PEER: What’s one of your go-to self-care habits?

MORIAH: Gosh, there’s so many. It’s hard to pick one. I love taking care of my body. I really do. It’s one of my favorite things. I love to sleep. I love water. I love walking. I think right now my favorite thing is walking my dog.

PEER: What’s your favorite Christmas tradition?

MORIAH: Making tamales, hands down. We do it every year. My mom makes them. Last day of December, we make all the tamales. We cook them all up. We have people over all day long into the night. It’s my favorite.

PEER: What are you listening to right now?

MORIAH: Okay. I’m listening to a lot of music by an artist out of the UK named Paul the Messenger.

PEER: What is your favorite Bible verse?

MORIAH: I think the one I’ve recently been really diving into is 2 Corinthians 8:14 and it talks about the importance of taking care of people who are needy when you are experiencing wealth or opportunity, and then being prepared for the tables to turn and for the people that you help to help you as well when in your moment of need. I quoted it in an op-ed that I’m working on for Hispanic Heritage Month because I feel like there’s not a lot of representation of Mexican Americans in a lot of spaces. I think that’s reflective of the culture. And statistically, people who identify as Mexican or Hispanic, they really tend to believe that if they work hard, good things will come to them. And I think that’s true.

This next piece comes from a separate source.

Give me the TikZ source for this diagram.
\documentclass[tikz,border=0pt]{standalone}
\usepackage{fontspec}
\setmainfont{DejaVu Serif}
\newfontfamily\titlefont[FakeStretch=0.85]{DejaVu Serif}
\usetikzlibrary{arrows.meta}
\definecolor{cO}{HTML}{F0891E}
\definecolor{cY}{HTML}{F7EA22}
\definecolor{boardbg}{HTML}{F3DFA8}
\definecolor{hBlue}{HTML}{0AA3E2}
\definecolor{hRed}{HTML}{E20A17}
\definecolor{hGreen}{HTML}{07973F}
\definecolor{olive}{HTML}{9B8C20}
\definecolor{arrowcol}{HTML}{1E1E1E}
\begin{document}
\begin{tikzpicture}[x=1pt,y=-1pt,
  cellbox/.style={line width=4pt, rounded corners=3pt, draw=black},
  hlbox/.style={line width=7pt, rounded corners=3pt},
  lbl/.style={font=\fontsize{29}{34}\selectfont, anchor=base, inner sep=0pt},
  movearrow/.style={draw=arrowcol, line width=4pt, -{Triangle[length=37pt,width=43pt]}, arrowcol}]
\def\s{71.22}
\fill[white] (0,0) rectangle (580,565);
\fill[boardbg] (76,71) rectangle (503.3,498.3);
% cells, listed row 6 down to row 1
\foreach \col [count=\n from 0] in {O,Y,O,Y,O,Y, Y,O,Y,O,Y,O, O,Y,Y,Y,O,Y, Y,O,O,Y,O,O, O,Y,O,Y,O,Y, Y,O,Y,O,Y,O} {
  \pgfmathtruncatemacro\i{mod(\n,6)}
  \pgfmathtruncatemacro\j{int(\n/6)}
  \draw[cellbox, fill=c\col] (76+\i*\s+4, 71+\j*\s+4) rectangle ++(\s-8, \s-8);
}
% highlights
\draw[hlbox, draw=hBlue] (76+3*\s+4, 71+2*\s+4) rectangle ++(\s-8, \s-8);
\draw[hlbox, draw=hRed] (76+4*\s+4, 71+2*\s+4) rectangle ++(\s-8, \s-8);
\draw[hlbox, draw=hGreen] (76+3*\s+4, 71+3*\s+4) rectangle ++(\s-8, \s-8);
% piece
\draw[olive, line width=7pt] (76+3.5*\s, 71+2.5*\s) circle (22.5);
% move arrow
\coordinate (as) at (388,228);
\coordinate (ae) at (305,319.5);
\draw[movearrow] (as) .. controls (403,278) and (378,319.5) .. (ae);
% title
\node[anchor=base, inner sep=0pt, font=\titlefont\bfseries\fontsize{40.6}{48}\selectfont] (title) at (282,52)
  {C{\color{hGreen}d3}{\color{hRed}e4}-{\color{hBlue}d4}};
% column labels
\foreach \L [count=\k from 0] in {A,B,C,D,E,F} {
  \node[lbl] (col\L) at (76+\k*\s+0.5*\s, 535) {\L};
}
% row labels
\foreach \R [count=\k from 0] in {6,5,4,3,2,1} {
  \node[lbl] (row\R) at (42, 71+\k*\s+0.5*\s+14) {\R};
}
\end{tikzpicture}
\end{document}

But there also comes a point where you need to work hard and really step into the spaces that you feel like you can serve well, and you can meet people’s needs and not wait for the opportunity. And then people who are in decision-making seats in any industry. I think they have a unique opportunity to look for people who are underrepresented in their staff and in their teams and higher accordingly. So yeah, that’s just something that I’ve been thinking about.